地元市役所の「安全・安心メール」からは、防災や不審者に加え、行方不明者の情報が日常的に届く。先日は「88歳の女性が行方不明」に。寒空の下、一人で歩く女性の身を案じたが、幸いにも、次の日に「見つかりました」

 ふと小説の情景が思い浮かんだ。有吉佐和子さんの『恍惚の人』(1972年発表)。認知症のお年寄りが不意に家からいなくなり、夜通し捜したものの見つからず、翌朝、警察に保護されたシーンである

 同著は、認知症を社会問題として先駆的に提起した大ベストセラー。50年前の描写は色あせるどころか、今の世をより鮮明に映し出す。一人で外出したり、道に迷ったりして行方不明になった認知症の人は、昨年1年間で1万7565人に上る(警察庁まとめ)

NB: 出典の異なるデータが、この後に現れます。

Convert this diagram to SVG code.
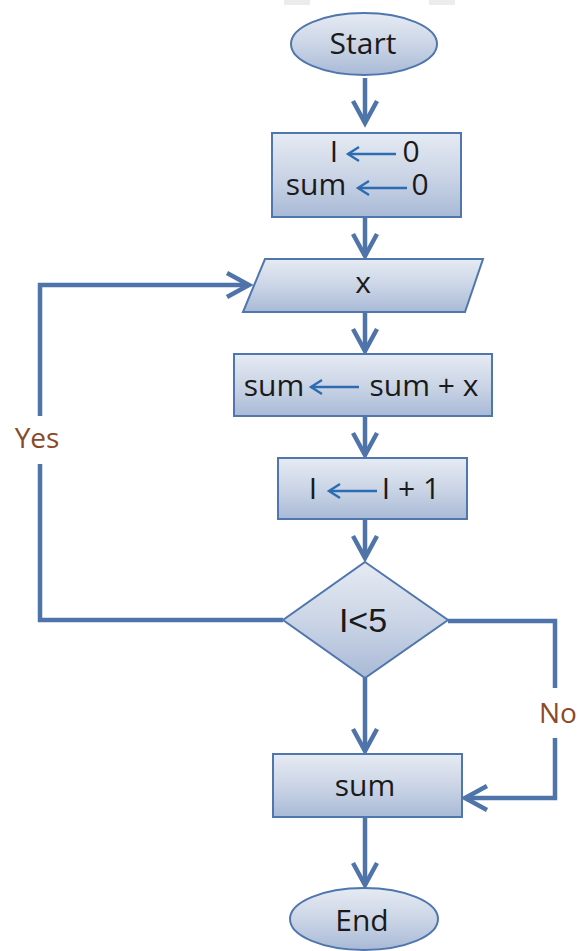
<svg xmlns="http://www.w3.org/2000/svg" width="578" height="951" viewBox="0 0 578 951">
<defs>
<linearGradient id="g" x1="0" y1="0" x2="0" y2="1">
<stop offset="0" stop-color="#e6ebf3"/>
<stop offset="0.5" stop-color="#cbd5e6"/>
<stop offset="1" stop-color="#a9bad6"/>
</linearGradient>
<marker id="ah" markerUnits="userSpaceOnUse" markerWidth="34" markerHeight="34" viewBox="-28 -17 34 34" refX="0" refY="0" orient="auto">
<path d="M-22,-12 L0,0 L-22,12" fill="none" stroke="#4f74aa" stroke-width="4.5" stroke-linejoin="miter"/>
</marker>
<marker id="sa" markerUnits="userSpaceOnUse" markerWidth="18" markerHeight="18" viewBox="-14 -9 18 18" refX="0" refY="0" orient="auto">
<path d="M-11,-7 L0,0 L-11,7" fill="none" stroke="#2d6cb2" stroke-width="2.4"/>
</marker>
</defs>
<style>
.shape{fill:url(#g);stroke:#4f76ad;stroke-width:2}
.t{font-family:"Open Sans","Noto Sans",sans-serif;font-size:30px;font-weight:500;fill:#1a1a1a}
.lab{font-family:"Open Sans","Noto Sans",sans-serif;font-size:28px;font-weight:500;fill:#8a4a2a}
.c{fill:none;stroke:#4f74aa;stroke-width:4.5}
.sarr{stroke:#2d6cb2;stroke-width:2.6;fill:none}
</style>
<rect width="578" height="951" fill="#ffffff"/>
<rect x="284" y="0" width="26" height="5" fill="#ececec"/>
<rect x="429" y="0" width="26" height="5" fill="#ececec"/>
<g id="connectors">
<line class="c" x1="365" y1="78" x2="365" y2="123" marker-end="url(#ah)"/>
<line class="c" x1="365" y1="217" x2="365" y2="256" marker-end="url(#ah)"/>
<line class="c" x1="365" y1="312" x2="365" y2="351" marker-end="url(#ah)"/>
<line class="c" x1="365" y1="416" x2="365" y2="455" marker-end="url(#ah)"/>
<line class="c" x1="365" y1="519" x2="365" y2="558" marker-end="url(#ah)"/>
<line class="c" x1="365" y1="678" x2="365" y2="751" marker-end="url(#ah)"/>
<line class="c" x1="365" y1="817" x2="365" y2="885" marker-end="url(#ah)"/>
<polyline class="c" points="283,620 40,620 40,464"/>
<polyline class="c" points="40,416 40,285 249,285" marker-end="url(#ah)"/>
<polyline class="c" points="448,621 555,621 555,688"/>
<polyline class="c" points="555,738 555,798 465,798" marker-end="url(#ah)"/>
<text class="lab" x="37" y="448" text-anchor="middle">Yes</text>
<text class="lab" x="539" y="723">No</text>
</g>
<g id="start">
<ellipse class="shape" cx="364" cy="44" rx="73" ry="31"/>
<text class="t" x="363" y="54" text-anchor="middle">Start</text>
</g>
<g id="init">
<rect class="shape" x="272" y="133" width="189" height="84"/>
<text class="t" x="334" y="162" text-anchor="middle">I</text>
<line class="sarr" x1="396" y1="154" x2="348" y2="154" marker-end="url(#sa)"/>
<text class="t" x="411" y="162" text-anchor="middle">0</text>
<text class="t" x="316" y="195" text-anchor="middle">sum</text>
<line class="sarr" x1="407" y1="188" x2="358" y2="188" marker-end="url(#sa)"/>
<text class="t" x="420" y="195" text-anchor="middle">0</text>
</g>
<g id="input">
<polygon class="shape" points="265,259 483,259 465,312 243,312"/>
<text class="t" x="363" y="293" text-anchor="middle">x</text>
</g>
<g id="accumulate">
<rect class="shape" x="234" y="354" width="258" height="62"/>
<text class="t" x="274" y="396" text-anchor="middle">sum</text>
<line class="sarr" x1="359" y1="387" x2="311" y2="387" marker-end="url(#sa)"/>
<text class="t" x="424" y="396" text-anchor="middle">sum + x</text>
</g>
<g id="increment">
<rect class="shape" x="278" y="458" width="189" height="61"/>
<text class="t" x="313" y="499" text-anchor="middle">I</text>
<line class="sarr" x1="377" y1="491" x2="329" y2="491" marker-end="url(#sa)"/>
<text class="t" x="411" y="499" text-anchor="middle">I + 1</text>
</g>
<g id="decision">
<polygon class="shape" points="365,562 448,620 365,678 283,620"/>
<text x="363" y="632" text-anchor="middle" font-family="Liberation Sans, Arial, sans-serif" font-size="34" fill="#1a1a1a">I&lt;5</text>
</g>
<g id="output">
<rect class="shape" x="273" y="754" width="189" height="63"/>
<text class="t" x="365" y="796" text-anchor="middle">sum</text>
</g>
<g id="end">
<ellipse class="shape" cx="364" cy="919" rx="74" ry="31"/>
<text class="t" x="362" y="931" text-anchor="middle">End</text>
</g>
</svg>
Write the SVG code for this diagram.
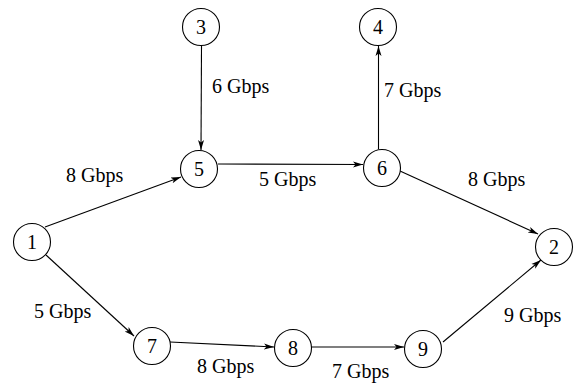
<svg xmlns="http://www.w3.org/2000/svg" width="577" height="384" viewBox="0 0 577 384">
<style>
.n{fill:#fff;stroke:#000;stroke-width:1.1}
text{font-family:'Liberation Serif','Times New Roman',Times,serif;font-size:20px;fill:#000}
.c{text-anchor:middle}
.e{stroke:#000;stroke-width:1.1;fill:none;marker-end:url(#a)}
</style>
<defs>
<marker id="a" markerUnits="userSpaceOnUse" markerWidth="12" markerHeight="8" refX="10" refY="4" orient="auto">
<path d="M0,1 L10,4 L0,7 L2.5,4 z" fill="#000"/>
</marker>
</defs>
<rect width="577" height="384" fill="#fff"/>
<g id="connectors">
<line class="e" x1="201.5" y1="46" x2="201" y2="150"/>
<line class="e" x1="378.5" y1="149" x2="378.5" y2="46"/>
<line class="e" x1="218" y1="164" x2="363" y2="164.5"/>
<line class="e" x1="45" y1="227" x2="181" y2="177"/>
<line class="e" x1="400" y1="171" x2="538" y2="234"/>
<line class="e" x1="46" y1="255" x2="134" y2="336"/>
<line class="e" x1="170" y1="342" x2="274" y2="347"/>
<line class="e" x1="311" y1="347" x2="404" y2="347"/>
<line class="e" x1="443" y1="342" x2="541" y2="260"/>
</g>
<g id="node1"><circle class="n" cx="32" cy="242" r="18.5"/><text class="c" x="32" y="249">1</text></g>
<g id="node2"><circle class="n" cx="554" cy="247" r="18.5"/><text class="c" x="554" y="254">2</text></g>
<g id="node3"><circle class="n" cx="201" cy="27" r="18.5"/><text class="c" x="201" y="34">3</text></g>
<g id="node4"><circle class="n" cx="378" cy="27" r="18.5"/><text class="c" x="378" y="34">4</text></g>
<g id="node5"><circle class="n" cx="199" cy="169" r="18.5"/><text class="c" x="199" y="176">5</text></g>
<g id="node6"><circle class="n" cx="382" cy="168" r="18.5"/><text class="c" x="382" y="175">6</text></g>
<g id="node7"><circle class="n" cx="152" cy="346" r="18.5"/><text class="c" x="152" y="353">7</text></g>
<g id="node8"><circle class="n" cx="293" cy="348" r="18.5"/><text class="c" x="293" y="355">8</text></g>
<g id="node9"><circle class="n" cx="423" cy="349" r="18.5"/><text class="c" x="423" y="356">9</text></g>
<g id="labels">
<text x="212" y="93">6 Gbps</text>
<text x="66" y="182">8 Gbps</text>
<text x="259" y="186">5 Gbps</text>
<text x="384" y="97">7 Gbps</text>
<text x="468" y="186">8 Gbps</text>
<text x="34" y="318">5 Gbps</text>
<text x="197" y="373">8 Gbps</text>
<text x="332" y="378">7 Gbps</text>
<text x="504" y="322">9 Gbps</text>
</g>
</svg>
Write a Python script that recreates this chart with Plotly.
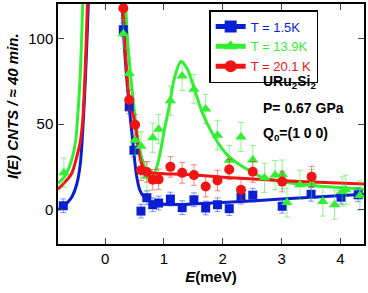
import plotly.graph_objects as go

# ---------------- data ----------------
blue_E = [-0.71, 0.31, 0.41, 0.49, 0.61, 0.71, 0.81, 0.91, 1.11, 1.31, 1.51, 1.71, 1.91, 2.11, 2.31, 2.51, 3.01, 3.50, 4.01, 4.30]
blue_I = [2.3, 105, 60, 34.7, -0.8, 7.0, 2.9, 3.9, 6.2, 1.2, 5.8, 1.0, 2.9, 0.6, 7.3, 8.5, 2.0, 9.0, 7.3, 8.7]
blue_err = 4.0

green_E = [-0.70, 0.31, 0.41, 0.51, 0.61, 0.71, 0.81, 0.91, 1.11, 1.31, 1.51, 1.71, 1.91, 2.11, 2.31, 2.51,
           2.71, 2.89, 3.01, 3.09, 3.31, 3.51, 3.70, 3.90, 4.03, 4.09, 4.33]
green_I = [21.6, 102.7, 79.5, 40.5, 37.0, 19.5, 42.0, 47.0, 63.6, 78.0, 70.3, 58.8, 43.4, 28.9, 42.4, 29.0,
           18.6, 20.2, 20.5, 4.2, 14.5, 15.0, 4.8, 2.9, 10.6, 11.6, 8.3]
green_err = 8.5

red_E = [0.31, 0.41, 0.51, 0.61, 0.71, 0.81, 0.91, 1.11, 1.31, 1.51, 1.71, 1.91, 2.11, 2.31, 2.51, 3.01, 3.51]
red_I = [117.5, 64, 49.5, 23.0, 22.0, 17.5, 17.7, 25.0, 21.5, 20.2, 13.5, 17.0, 23.5, 11.6, 22.1, 16.4, 19.3]
red_err = 6.0

# fitted curves
blue_fit_E = [-0.80, -0.71, -0.63, -0.56, -0.48, -0.42, -0.37, -0.33, -0.28, -0.25, None,
              0.26, 0.29, 0.31, 0.36, 0.41, 0.47, 0.53, 0.59, 0.66, 0.76, 0.93, 1.3, 2.0, 3.0, 4.4]
blue_fit_I = [0.0, 2.0, 4.5, 7.7, 15.0, 27.0, 52.0, 80.0, 125.0, 160.0, None,
              160.0, 125.0, 105.0, 80.0, 60.0, 40.0, 21.0, 11.5, 7.5, 5.0, 3.5, 3.0, 4.2, 6.2, 9.0]

red_fit_E = [-0.80, -0.70, -0.57, -0.48, -0.42, -0.38, -0.34, -0.30, -0.27, None,
             0.27, 0.30, 0.35, 0.41, 0.51, 0.56, 0.62, 0.70, 0.80, 1.0, 1.4, 2.3, 3.3, 4.4]
red_fit_I = [12.0, 15.4, 21.0, 31.0, 40.0, 52.0, 80.0, 120.0, 160.0, None,
             160.0, 120.0, 90.0, 65.0, 50.0, 37.0, 27.0, 22.5, 21.5, 21.0, 20.5, 18.3, 16.5, 15.0]

green_fit_E = [-0.80, -0.67, -0.56, -0.50, -0.47, -0.42, -0.38, -0.35, None,
               0.32, 0.35, 0.38, 0.43, 0.48, 0.53, 0.59, 0.67, 0.74, 0.84, 0.93, 1.01, 1.10, 1.18, 1.29,
               1.40, 1.52, 1.66, 1.80, 1.96, 2.11, 2.39, 2.70, 3.4, 4.4]
green_fit_I = [15.4, 20.2, 30.0, 40.0, 52.0, 80.0, 120.0, 160.0, None,
               160.0, 120.0, 100.0, 80.0, 63.0, 48.0, 34.7, 25.0, 19.5, 21.5, 32.0, 47.0, 62.0, 77.0, 86.5,
               82.0, 70.0, 56.0, 46.0, 37.0, 30.8, 24.0, 18.5, 14.5, 12.0]

labels = ["T = 1.5K", "T = 13.9K", "T = 20.1 K"]
x_ticks = [0, 1, 2, 3, 4]
y_ticks = [0, 50, 100]

# ---------------- styling ----------------
BLUE = "#0a1ed2"
GREEN = "#33ee33"
RED = "#f01414"
BLUE_L = "rgba(40,60,230,0.55)"
GREEN_L = "rgba(60,235,60,0.55)"
RED_L = "rgba(240,40,40,0.55)"
FONT = "Liberation Sans, Arial, Helvetica, sans-serif"

fig = go.Figure()

# fit curves
for E, I, c in [(blue_fit_E, blue_fit_I, BLUE), (green_fit_E, green_fit_I, GREEN), (red_fit_E, red_fit_I, RED)]:
    fig.add_trace(go.Scatter(x=E, y=I, mode="lines", line=dict(color=c, width=3, shape="spline", smoothing=0.8),
                             connectgaps=False, showlegend=False, hoverinfo="skip"))

# data points
data = [
    (blue_E, blue_I, blue_err, BLUE, BLUE_L, "square", 9),
    (green_E, green_I, green_err, GREEN, GREEN_L, "triangle-up", 10),
    (red_E, red_I, red_err, RED, RED_L, "circle", 10),
]
for E, I, err, c, cl, sym, sz in data:
    fig.add_trace(go.Scatter(
        x=E, y=I, mode="markers",
        marker=dict(symbol=sym, size=sz, color=c, line=dict(width=0)),
        error_y=dict(type="constant", value=err, color=cl, thickness=1, width=3),
        showlegend=False))

# legend entries
for lab, (E, I, err, c, cl, sym, sz) in zip(labels, data):
    fig.add_trace(go.Scatter(
        x=[None], y=[None], mode="lines+markers",
        name=f"<span style='color:{c}'>{lab}</span>",
        line=dict(color=c, width=3),
        marker=dict(symbol=sym, size=sz - 1, color=c)))

fig.update_layout(
    width=368, height=293,
    margin=dict(l=58, r=2, t=3, b=49),
    paper_bgcolor="white", plot_bgcolor="white",
    font=dict(family=FONT, size=15, color="black"),
    showlegend=True,
    legend=dict(x=0.494, y=0.975, xanchor="left", yanchor="top",
                bgcolor="white", bordercolor="black", borderwidth=1.5,
                font=dict(family=FONT, size=13), tracegroupgap=0,
                itemsizing="constant", itemwidth=30),
    xaxis=dict(range=[-0.8, 4.4], tickvals=x_ticks, ticks="inside", ticklen=6, tickwidth=1.3,
               showline=True, linecolor="black", linewidth=1.5, mirror="ticks",
               showgrid=False, zeroline=False,
               title=dict(text="<b><i>E</i>(meV)</b>", font=dict(size=15), standoff=6)),
    yaxis=dict(range=[-20, 120], tickvals=y_ticks, ticks="inside", ticklen=6, tickwidth=1.3,
               showline=True, linecolor="black", linewidth=1.5, mirror="ticks",
               showgrid=False, zeroline=False),
)

fig.add_annotation(text="<b><i>I(E) CNTS / ≈ 40 min.</i></b>", textangle=-90,
                   xref="paper", yref="paper", x=-0.15, y=0.575, xanchor="center", yanchor="middle",
                   showarrow=False, font=dict(size=15))

for txt, yy in [("<b>URu<sub>2</sub>Si<sub>2</sub></b>", 0.675),
                ("<b>P= 0.67 GPa</b>", 0.565),
                ("<b>Q<sub>0</sub>=(1 0 0)</b>", 0.46)]:
    fig.add_annotation(text=txt, xref="paper", yref="paper", x=0.665, y=yy,
                       xanchor="left", yanchor="middle", showarrow=False, font=dict(size=14))

fig.write_html("out.html", config={"displayModeBar": False},
               post_script="document.body.style.margin='0';document.body.style.padding='0';")
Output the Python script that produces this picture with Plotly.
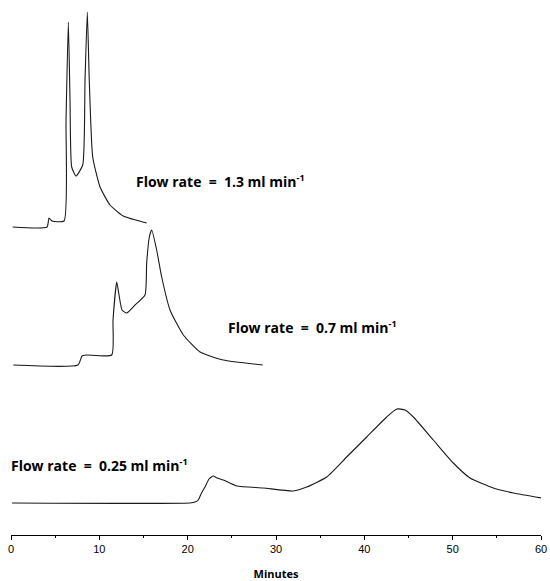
import plotly.graph_objects as go

# Trace at 1.3 ml/min (time in minutes, detector response in arbitrary units)
t_13 = [0.19, 4.08, 4.3, 4.64, 6.0, 6.23, 6.49, 6.68, 6.87, 7.36, 8.12, 8.38, 8.64, 8.86, 9.25, 10.08, 11.21, 12.71, 15.36]
s_13 = [0, 0, 9, 6, 6, 107, 205, 127, 60, 51, 62, 147, 215, 147, 70, 40, 22, 11, 4]

# Trace at 0.7 ml/min
t_07 = [0.26, 7.58, 8.04, 8.49, 11.40, 11.55, 11.97, 12.23, 12.57, 13.10, 14.04, 15.17, 15.36, 15.66, 15.93, 16.49, 17.06, 18.00, 19.51, 21.40, 24.03, 28.50]
s_07 = [0, 0, 9, 10, 10, 45, 83, 70, 55, 52, 60, 70, 102, 128, 135, 115, 88, 55, 30, 13, 5, 0]

# Trace at 0.25 ml/min
t_025 = [0.11, 20.26, 20.83, 21.20, 21.51, 21.96, 22.42, 22.90, 23.32, 24.03, 25.55, 28.56, 31.96, 33.48, 35.74, 38.00, 40.27, 42.53, 43.67, 44.61, 45.55, 47.81, 50.07, 51.96, 54.60, 56.87, 60.08]
s_025 = [0, 0, 1, 3, 9, 16, 24, 27, 25, 23, 17, 15, 12, 16, 26, 46, 66, 86, 94, 93, 86, 63, 40, 25, 15, 10, 5]

labels = ["Flow rate  =  1.3 ml min<sup><span style='font-size:9px'>-1</span></sup>",
          "Flow rate  =  0.7 ml min<sup><span style='font-size:9px'>-1</span></sup>",
          "Flow rate  =  0.25 ml min<sup><span style='font-size:9px'>-1</span></sup>"]

x_ticks = [0, 10, 20, 30, 40, 50, 60]

# vertical stacking offsets (layout)
offsets = [308, 170, 32]
label_pos = [(14.15, 354), (24.6, 208), (0.0, 70)]

fig = go.Figure()
for t, s, off in zip([t_13, t_07, t_025], [s_13, s_07, s_025], offsets):
    fig.add_trace(go.Scatter(
        x=t, y=[v + off for v in s], mode="lines",
        line=dict(color="#1a1a1a", width=1.1, shape="spline", smoothing=0.5),
        hoverinfo="skip", showlegend=False))

for txt, (lx, ly) in zip(labels, label_pos):
    fig.add_annotation(x=lx, y=ly, xref="x", yref="y", text=txt, showarrow=False,
                       xanchor="left", yanchor="middle", xshift=-2,
                       font=dict(family="Open Sans", size=14, color="black", weight="bold"))

fig.update_xaxes(range=[0, 60], tickvals=x_ticks, ticktext=[str(v) for v in x_ticks],
                 showline=True, linecolor="black", linewidth=1, ticks="outside",
                 ticklen=4, tickcolor="black", tickwidth=1,
                 minor=dict(dtick=5, ticks="outside", ticklen=2, tickcolor="black"),
                 showgrid=False, zeroline=False,
                 tickfont=dict(family="Liberation Sans", size=11, color="black"),
                 title=dict(text="Minutes", font=dict(family="Open Sans", size=11, color="black", weight="bold"),
                            standoff=16))
fig.update_yaxes(range=[0, 535], visible=False, showgrid=False, zeroline=False)

fig.update_layout(width=550, height=581, margin=dict(l=11, r=9, t=0, b=46),
                  plot_bgcolor="white", paper_bgcolor="white")

fig.write_html("out.html")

 認知症はかつて「痴呆」と呼ばれた。それを「侮蔑的な表現」などとし、厚生労働省が「認知症」と改めたのは2004年。認知症医療の第一人者で、17年に自身が認知症になったことを公表、先月に92歳で亡くなった長谷川和夫医師が、その中心的役割を果たした

 「心は生きています」などと長谷川さんは当事者の心情を著書や講演で語り続けた。「みんな違うし、みんな尊い。それは認知症の人も同じ」とも。認知症高齢者が推計600万人超という時代を生きる上で、心に刻みたい言葉である。